For comparison, the New York Times currently projects that the Democrats will likely win 183 of 435 seats, with another 24 up for grabs. If we give half of the tossup seats to the Democrats, that’s a win rate of about 45%.
Why the difference? First, our forecast contains only the districts for which we have data to make a prediction.* That sample has fewer districts with Democratic incumbents than the actual House of Representatives (36% compared to 44.6% in entire pool of House seats). Since political scientists generally agree that an incumbent is more likely to win re-election, this means that the set of districts we predict for is biased towards races where Democrats are more likely to lose.
We can do a thought experiment to try and compensate for the imbalance in our sample. We could assume that the incumbent party always wins in the districts where we have no data. If we do that, the numbers even out somewhat: we predict that about 148 Democrats will win, and about 284 Republicans. But this still works out to a win rate for the Democrats of about 35%.
Thus we still predict fewer Democratic victories than more established forecasts. As we note in the FAQ, this may indicate that our algorithms contain some biases of their own. That said, we are in line with other predictions in one sense: more or less everyone thinks that the Republicans will probably keep the House.

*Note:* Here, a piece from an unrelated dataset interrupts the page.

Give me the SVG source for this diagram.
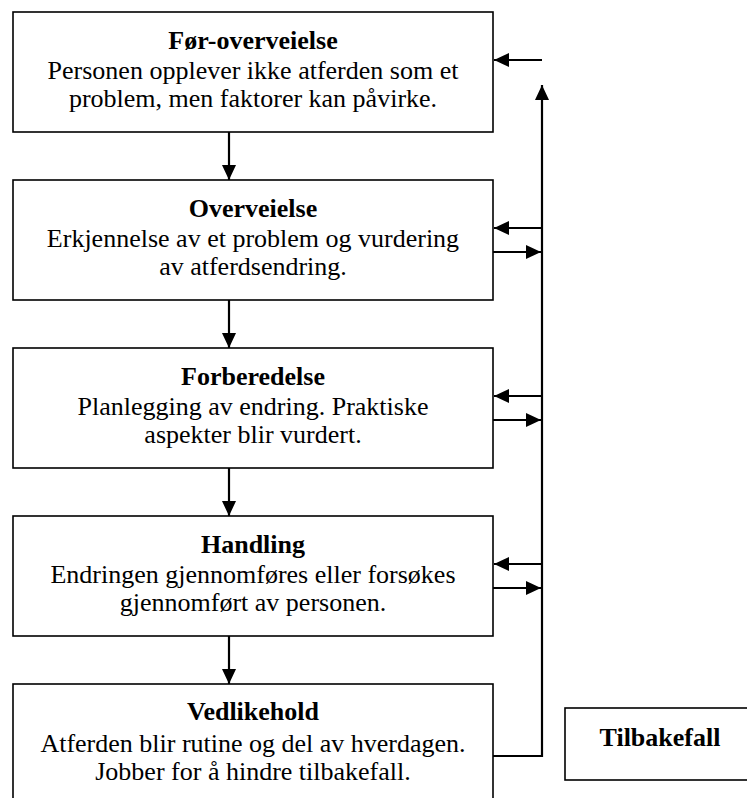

But we predict a far larger Republican majority than most mainstream forecasts.
But we emphasize that this is still early in the campaign and this experiment in forecasting. And because we don’t generate predictions for every district, we cannot say precisely what the makeup of the House would be if the election were held today. We’ll have to wait for the election for the final verdict on how our methods do compared with other, more proven forecasts.